2011 composition by Ferry Corsten and Armin van Buuren

"Brute" is an instrumental composition by Dutch disc jockeys and producers Ferry Corsten and Armin van Buuren. It was released on 12 September 2011 in the Netherlands by Flashover Recordings as the third single from Corsten's fourth studio album, WKND. It was also included in van Buuren's compilation, Universal Religion Chapter 5.

== Release ==
"Brute" was released by Flashover Recordings on 12 September 2011; Beatport lists the release with the catalogue number FLASH076. The track was also included on A State of Trance – Future Favorite Best Of 2011, a compilation connected with the listener-voted "Future Favourite" feature on A State of Trance.

== Critical review ==
Reviews of WKND singled out "Brute" as one of the album's darker instrumental pieces.
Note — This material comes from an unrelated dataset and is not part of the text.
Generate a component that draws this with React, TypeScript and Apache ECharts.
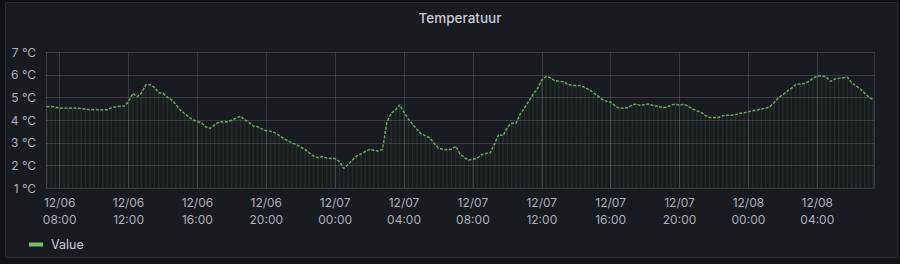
import React, { useEffect, useRef } from "react";
import * as echarts from "echarts";

// Start of series: 2023-12-06 07:15, one reading every 15 minutes
const startTime = [2023, 11, 6, 7, 15];
const stepMinutes = 15;

const temperatures: number[] = [
  // 07:15 - 07:45
  4.6, 4.62, 4.58,
  // 08:00
  4.53, 4.55, 4.53, 4.54,
  // 09:00
  4.53, 4.52, 4.5, 4.46,
  // 10:00
  4.48, 4.47, 4.46, 4.47,
  // 11:00
  4.55, 4.6, 4.62, 4.63,
  // 12:00
  4.82, 5.19, 5.04, 5.2,
  // 13:00
  5.56, 5.58, 5.45, 5.22,
  // 14:00
  5.19, 5.02, 4.9, 4.7,
  // 15:00
  4.46, 4.3, 4.15, 4.01,
  // 16:00
  3.95, 3.88, 3.7, 3.65,
  // 17:00
  3.8, 3.92, 3.94, 3.94,
  // 18:00
  4.0, 4.1, 4.18, 4.02,
  // 19:00
  3.9, 3.75, 3.72, 3.62,
  // 20:00
  3.54, 3.52, 3.45, 3.33,
  // 21:00
  3.2, 3.1, 3.01, 2.92,
  // 22:00
  2.82, 2.72, 2.56, 2.42,
  // 23:00
  2.35, 2.4, 2.33, 2.31,
  // 12/07 00:00
  2.31, 2.18, 1.88, 2.05,
  // 01:00
  2.25, 2.42, 2.52, 2.62,
  // 02:00
  2.72, 2.68, 2.65, 2.72,
  // 03:00
  3.9, 4.31, 4.45, 4.68,
  // 04:00
  4.35, 4.06, 3.82, 3.6,
  // 05:00
  3.4, 3.32, 3.22, 2.98,
  // 06:00
  2.78, 2.72, 2.7, 2.72,
  // 07:00
  2.85, 2.52, 2.35, 2.25,
  // 08:00
  2.28, 2.33, 2.48, 2.54,
  // 09:00
  2.56, 2.95, 3.38, 3.32,
  // 10:00
  3.7, 3.87, 3.87, 4.28,
  // 11:00
  4.55, 4.85, 5.15, 5.4,
  // 12:00
  5.78, 5.93, 5.88, 5.75,
  // 13:00
  5.72, 5.7, 5.6, 5.53,
  // 14:00
  5.53, 5.53, 5.45, 5.35,
  // 15:00
  5.22, 5.08, 4.92, 4.85,
  // 16:00
  4.8, 4.65, 4.53, 4.53,
  // 17:00
  4.56, 4.68, 4.72, 4.65,
  // 18:00
  4.7, 4.72, 4.63, 4.63,
  // 19:00
  4.55, 4.58, 4.66, 4.72,
  // 20:00
  4.66, 4.71, 4.62, 4.5,
  // 21:00
  4.42, 4.35, 4.22, 4.12,
  // 22:00
  4.12, 4.12, 4.2, 4.22,
  // 23:00
  4.22, 4.25, 4.31, 4.33,
  // 12/08 00:00
  4.38, 4.42, 4.45, 4.5,
  // 01:00
  4.53, 4.6, 4.8, 5.0,
  // 02:00
  5.12, 5.28, 5.41, 5.58,
  // 03:00
  5.6, 5.62, 5.72, 5.85,
  // 04:00
  5.95, 5.95, 5.93, 5.72,
  // 05:00
  5.82, 5.85, 5.88, 5.9,
  // 06:00
  5.65, 5.52, 5.38, 5.2,
  // 07:00
  5.02, 4.9,
];

const yTicks = [1, 2, 3, 4, 5, 6, 7];
const seriesName = "Value";
const titleText = "Temperatuur";

const pad = (n: number) => (n < 10 ? "0" + n : "" + n);

export default function App() {
  const ref = useRef<HTMLDivElement>(null);

  useEffect(() => {
    if (!ref.current) return;
    const chart = echarts.init(ref.current, undefined, { renderer: "svg" });
    const t0 = new Date(
      startTime[0],
      startTime[1],
      startTime[2],
      startTime[3],
      startTime[4]
    ).getTime();
    const step = stepMinutes * 60 * 1000;
    const data = temperatures.map((v, i) => [t0 + i * step, v]);
    const tMin = t0;
    const tMax = t0 + (temperatures.length - 1) * step;
    const fourH = 4 * 3600 * 1000;

    chart.setOption({
      animation: false,
      backgroundColor: "transparent",
      graphic: [
        {
          type: "text",
          x: 460,
          y: 18,
          style: {
            text: titleText,
            fill: "#ccccdc",
            fontSize: 13.5,
            fontWeight: 500,
            fontFamily: "Inter, Roboto, sans-serif",
            align: "center",
            verticalAlign: "middle",
          },
        },
      ],
      legend: {
        left: 24,
        top: 233,
        icon: "rect",
        itemWidth: 14,
        itemHeight: 4,
        itemGap: 10,
        textStyle: {
          color: "#ccccdc",
          fontSize: 12.5,
          fontFamily: "Inter, Roboto, sans-serif",
          padding: [0, 0, 0, 3],
        },
        data: [{ name: seriesName, itemStyle: { color: "#73BF69" } }],
      },
      grid: {
        left: 46,
        right: 26,
        top: 52.3,
        bottom: 75.7,
        containLabel: false,
      },
      xAxis: {
        type: "time",
        min: tMin,
        max: tMax,
        minInterval: fourH,
        maxInterval: fourH,
        splitNumber: 12,
        axisLine: { show: false },
        axisTick: { show: false },
        splitLine: {
          show: true,
          lineStyle: { color: "rgba(204,204,220,0.18)", width: 1 },
        },
        axisLabel: {
          color: "rgba(204,204,220,0.85)",
          fontSize: 12,
          fontFamily: "Inter, Roboto, sans-serif",
          lineHeight: 17,
          margin: 6,
          showMinLabel: false,
          showMaxLabel: false,
          formatter: (val: number) => {
            const d = new Date(val);
            return (
              pad(d.getMonth() + 1) +
              "/" +
              pad(d.getDate()) +
              "\n" +
              pad(d.getHours()) +
              ":" +
              pad(d.getMinutes())
            );
          },
        },
      },
      yAxis: {
        type: "value",
        min: yTicks[0],
        max: yTicks[yTicks.length - 1],
        interval: 1,
        axisLine: { show: false },
        axisTick: { show: false },
        splitLine: {
          show: true,
          lineStyle: { color: "rgba(204,204,220,0.18)", width: 1 },
        },
        axisLabel: {
          color: "rgba(204,204,220,0.85)",
          fontSize: 12,
          fontFamily: "Inter, Roboto, sans-serif",
          margin: 10,
          formatter: (v: number) => v + " °C",
        },
      },
      series: [
        {
          name: seriesName + " fill",
          type: "bar",
          data,
          barWidth: 1.5,
          itemStyle: { color: "rgba(115,191,105,0.12)" },
          silent: true,
          legendHoverLink: false,
        },
        {
          name: seriesName,
          type: "line",
          data,
          symbol: "none",
          lineStyle: {
            color: "#73BF69",
            width: 1.5,
            type: [3, 1.5],
            opacity: 0.85,
          },
          itemStyle: { color: "#73BF69" },
          z: 3,
        },
      ],
    });
    return () => chart.dispose();
  }, []);

  return (
    <div
      style={{
        position: "fixed",
        left: 0,
        top: 0,
        width: 900,
        height: 264,
        background: "#111217",
      }}
    >
      <div
        style={{
          position: "absolute",
          left: 5,
          top: 2,
          width: 893,
          height: 256,
          background: "#181b1f",
          border: "1px solid rgba(204,204,220,0.10)",
          borderRadius: 2,
          boxSizing: "border-box",
        }}
      />
      <div
        ref={ref}
        style={{ position: "absolute", left: 0, top: 0, width: 900, height: 264 }}
      />
    </div>
  );
}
In a five-star review for DMC World Magazine, Ben Hogwood wrote that the album balanced its brighter peaks with darker tracks such as "Brute", helping to make the album a "strong, convincing whole". Rick Nijsse of EDMupdate described the collaboration with Armin van Buuren as an aggressive instrumental moment on the album, highlighting its forceful beats and delayed-rhythm feel.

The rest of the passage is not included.